YOUR GOAL →
Copy every line of the data in which the word "this" occurs.

RECORDS FOR PROCESSING →
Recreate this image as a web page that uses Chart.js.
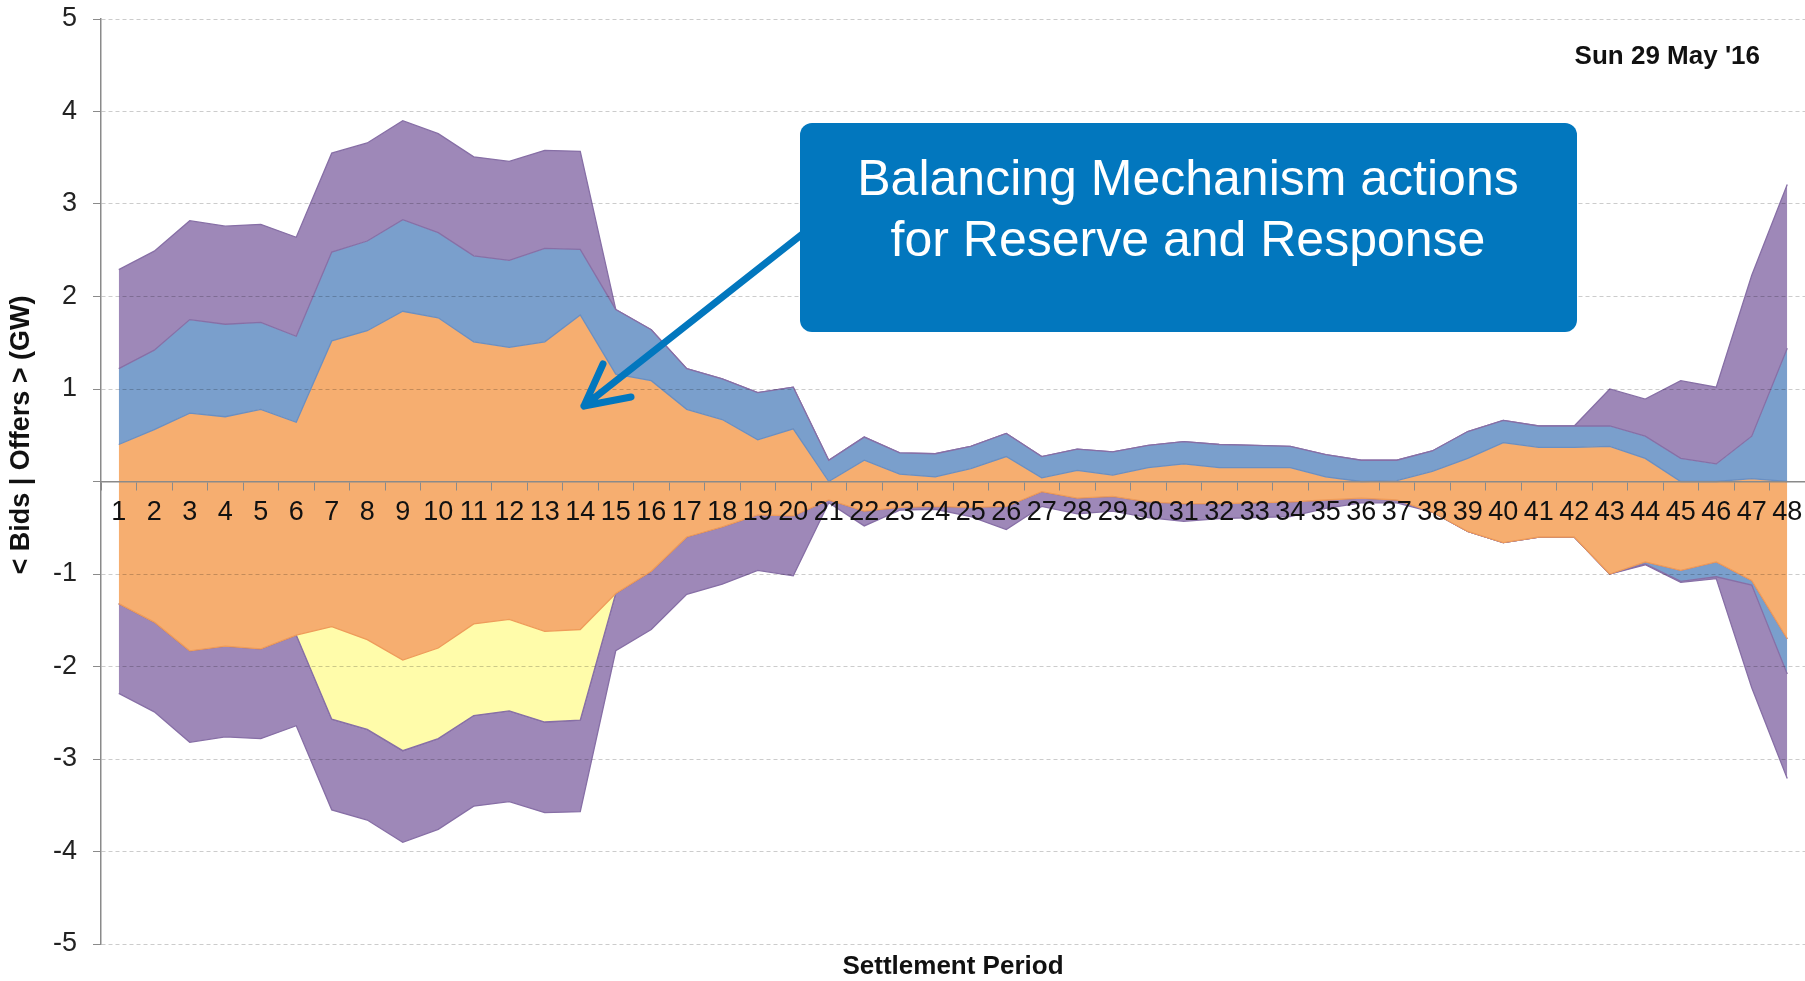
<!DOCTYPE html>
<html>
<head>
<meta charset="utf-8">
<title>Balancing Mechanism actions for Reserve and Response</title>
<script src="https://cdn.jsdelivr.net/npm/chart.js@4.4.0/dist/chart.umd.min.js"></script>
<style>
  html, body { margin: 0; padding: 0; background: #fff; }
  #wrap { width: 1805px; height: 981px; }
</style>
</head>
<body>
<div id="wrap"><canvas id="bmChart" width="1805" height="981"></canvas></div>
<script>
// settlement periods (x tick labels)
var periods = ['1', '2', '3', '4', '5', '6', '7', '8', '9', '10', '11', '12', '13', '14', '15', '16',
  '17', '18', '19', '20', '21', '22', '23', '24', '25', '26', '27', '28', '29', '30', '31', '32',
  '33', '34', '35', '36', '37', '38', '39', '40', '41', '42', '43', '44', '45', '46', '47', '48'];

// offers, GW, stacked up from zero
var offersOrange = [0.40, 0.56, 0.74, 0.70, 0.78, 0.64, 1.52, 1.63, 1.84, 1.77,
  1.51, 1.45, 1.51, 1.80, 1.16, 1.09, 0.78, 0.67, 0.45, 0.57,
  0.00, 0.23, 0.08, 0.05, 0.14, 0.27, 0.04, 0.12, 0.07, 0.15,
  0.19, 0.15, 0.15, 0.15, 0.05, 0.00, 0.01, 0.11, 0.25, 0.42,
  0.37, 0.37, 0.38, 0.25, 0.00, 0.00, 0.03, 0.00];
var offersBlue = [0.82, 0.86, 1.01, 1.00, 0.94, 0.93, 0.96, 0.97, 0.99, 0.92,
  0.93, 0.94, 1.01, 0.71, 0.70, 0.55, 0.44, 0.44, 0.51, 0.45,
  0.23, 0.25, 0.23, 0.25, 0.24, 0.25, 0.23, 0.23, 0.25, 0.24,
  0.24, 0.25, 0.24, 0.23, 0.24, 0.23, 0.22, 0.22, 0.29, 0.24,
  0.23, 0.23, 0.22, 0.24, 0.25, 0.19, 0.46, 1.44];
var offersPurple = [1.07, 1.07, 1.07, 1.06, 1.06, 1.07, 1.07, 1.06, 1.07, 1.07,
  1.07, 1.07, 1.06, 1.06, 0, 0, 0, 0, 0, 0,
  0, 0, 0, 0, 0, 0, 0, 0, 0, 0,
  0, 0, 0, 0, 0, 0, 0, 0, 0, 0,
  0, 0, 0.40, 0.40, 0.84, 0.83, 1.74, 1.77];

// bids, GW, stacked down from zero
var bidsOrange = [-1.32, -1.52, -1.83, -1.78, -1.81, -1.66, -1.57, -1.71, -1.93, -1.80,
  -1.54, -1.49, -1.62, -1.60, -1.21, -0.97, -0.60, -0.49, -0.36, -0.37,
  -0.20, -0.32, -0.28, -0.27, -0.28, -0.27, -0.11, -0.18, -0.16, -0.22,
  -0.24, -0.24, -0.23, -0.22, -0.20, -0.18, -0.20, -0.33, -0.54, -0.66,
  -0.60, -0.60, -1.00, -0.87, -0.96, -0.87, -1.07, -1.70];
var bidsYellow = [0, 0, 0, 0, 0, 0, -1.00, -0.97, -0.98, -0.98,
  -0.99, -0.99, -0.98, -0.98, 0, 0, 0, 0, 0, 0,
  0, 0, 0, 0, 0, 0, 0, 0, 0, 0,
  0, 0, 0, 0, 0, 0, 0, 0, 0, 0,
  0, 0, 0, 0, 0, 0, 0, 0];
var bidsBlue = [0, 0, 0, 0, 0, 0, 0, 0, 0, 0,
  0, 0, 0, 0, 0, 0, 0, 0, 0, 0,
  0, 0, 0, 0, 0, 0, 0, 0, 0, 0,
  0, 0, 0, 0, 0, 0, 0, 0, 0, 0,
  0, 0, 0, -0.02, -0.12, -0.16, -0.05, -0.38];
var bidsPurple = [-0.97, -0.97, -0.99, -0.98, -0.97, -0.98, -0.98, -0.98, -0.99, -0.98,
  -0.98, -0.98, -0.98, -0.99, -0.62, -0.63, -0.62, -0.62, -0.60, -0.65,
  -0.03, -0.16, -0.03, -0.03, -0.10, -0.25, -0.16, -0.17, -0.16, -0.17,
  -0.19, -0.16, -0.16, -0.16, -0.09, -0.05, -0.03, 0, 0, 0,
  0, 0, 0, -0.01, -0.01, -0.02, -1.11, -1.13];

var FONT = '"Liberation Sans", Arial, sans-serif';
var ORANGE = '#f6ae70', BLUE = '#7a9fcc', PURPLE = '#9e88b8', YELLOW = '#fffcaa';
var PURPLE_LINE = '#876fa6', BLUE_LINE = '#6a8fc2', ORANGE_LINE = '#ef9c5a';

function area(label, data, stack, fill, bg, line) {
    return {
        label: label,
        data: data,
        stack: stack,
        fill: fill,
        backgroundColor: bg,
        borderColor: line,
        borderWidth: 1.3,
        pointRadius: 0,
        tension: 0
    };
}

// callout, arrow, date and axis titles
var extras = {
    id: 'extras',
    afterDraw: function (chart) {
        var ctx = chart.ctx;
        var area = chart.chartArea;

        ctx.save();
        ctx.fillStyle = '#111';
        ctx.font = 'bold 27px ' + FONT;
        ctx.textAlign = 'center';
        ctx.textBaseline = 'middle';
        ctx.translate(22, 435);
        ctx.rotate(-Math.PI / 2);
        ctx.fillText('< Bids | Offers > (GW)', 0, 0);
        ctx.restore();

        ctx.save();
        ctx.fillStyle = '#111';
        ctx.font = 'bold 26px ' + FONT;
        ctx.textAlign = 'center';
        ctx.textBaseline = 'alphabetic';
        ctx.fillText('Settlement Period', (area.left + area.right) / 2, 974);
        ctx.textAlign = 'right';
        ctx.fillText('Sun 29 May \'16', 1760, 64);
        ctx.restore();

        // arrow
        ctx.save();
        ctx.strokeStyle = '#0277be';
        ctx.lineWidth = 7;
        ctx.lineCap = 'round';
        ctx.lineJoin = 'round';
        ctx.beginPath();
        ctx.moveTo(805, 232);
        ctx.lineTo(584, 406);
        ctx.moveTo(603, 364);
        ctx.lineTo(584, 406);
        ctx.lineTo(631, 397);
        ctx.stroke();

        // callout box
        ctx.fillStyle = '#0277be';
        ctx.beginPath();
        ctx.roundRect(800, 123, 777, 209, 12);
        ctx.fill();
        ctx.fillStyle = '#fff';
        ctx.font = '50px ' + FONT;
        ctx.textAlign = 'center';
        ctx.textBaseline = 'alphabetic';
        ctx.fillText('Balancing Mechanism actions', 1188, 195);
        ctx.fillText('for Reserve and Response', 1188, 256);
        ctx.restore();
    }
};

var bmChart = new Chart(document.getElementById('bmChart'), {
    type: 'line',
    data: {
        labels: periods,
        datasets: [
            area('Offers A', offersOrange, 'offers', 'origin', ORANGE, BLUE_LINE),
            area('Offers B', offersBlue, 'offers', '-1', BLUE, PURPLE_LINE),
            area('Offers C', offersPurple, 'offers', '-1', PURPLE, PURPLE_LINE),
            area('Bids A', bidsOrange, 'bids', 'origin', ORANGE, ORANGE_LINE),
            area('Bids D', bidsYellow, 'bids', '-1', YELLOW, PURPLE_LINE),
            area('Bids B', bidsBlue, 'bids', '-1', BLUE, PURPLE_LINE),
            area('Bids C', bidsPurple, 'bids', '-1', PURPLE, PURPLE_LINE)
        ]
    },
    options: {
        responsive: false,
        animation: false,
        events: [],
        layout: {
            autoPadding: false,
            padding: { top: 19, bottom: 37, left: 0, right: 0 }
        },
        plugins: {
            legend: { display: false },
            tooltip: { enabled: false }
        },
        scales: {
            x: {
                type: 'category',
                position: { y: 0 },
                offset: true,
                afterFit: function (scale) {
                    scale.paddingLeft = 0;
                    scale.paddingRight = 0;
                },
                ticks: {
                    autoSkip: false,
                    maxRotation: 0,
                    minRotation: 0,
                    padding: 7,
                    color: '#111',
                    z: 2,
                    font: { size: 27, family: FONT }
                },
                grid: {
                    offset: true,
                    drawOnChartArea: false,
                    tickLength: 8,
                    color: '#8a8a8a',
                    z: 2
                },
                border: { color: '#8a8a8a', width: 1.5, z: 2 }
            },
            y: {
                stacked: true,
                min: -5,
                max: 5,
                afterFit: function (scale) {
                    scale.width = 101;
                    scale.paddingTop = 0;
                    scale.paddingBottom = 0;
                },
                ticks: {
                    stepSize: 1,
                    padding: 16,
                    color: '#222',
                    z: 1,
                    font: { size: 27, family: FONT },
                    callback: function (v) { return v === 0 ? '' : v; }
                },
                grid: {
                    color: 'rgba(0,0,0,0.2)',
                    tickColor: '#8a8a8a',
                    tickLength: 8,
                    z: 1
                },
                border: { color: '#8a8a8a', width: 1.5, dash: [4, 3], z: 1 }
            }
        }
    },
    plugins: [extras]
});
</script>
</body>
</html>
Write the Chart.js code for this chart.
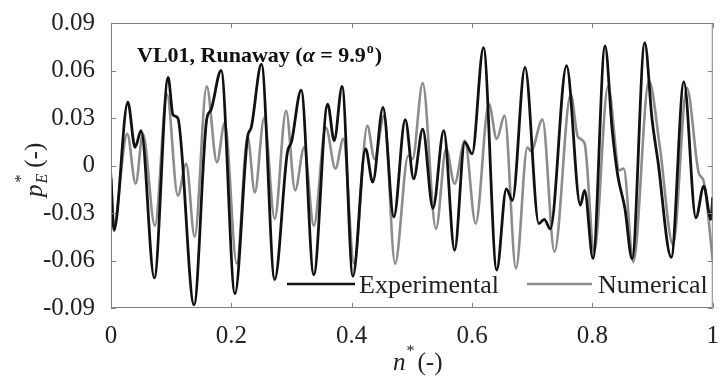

PROBLEM SOLUTION →
Recreate this image as a web page that uses Chart.js.
Write the Chart.js code for this chart.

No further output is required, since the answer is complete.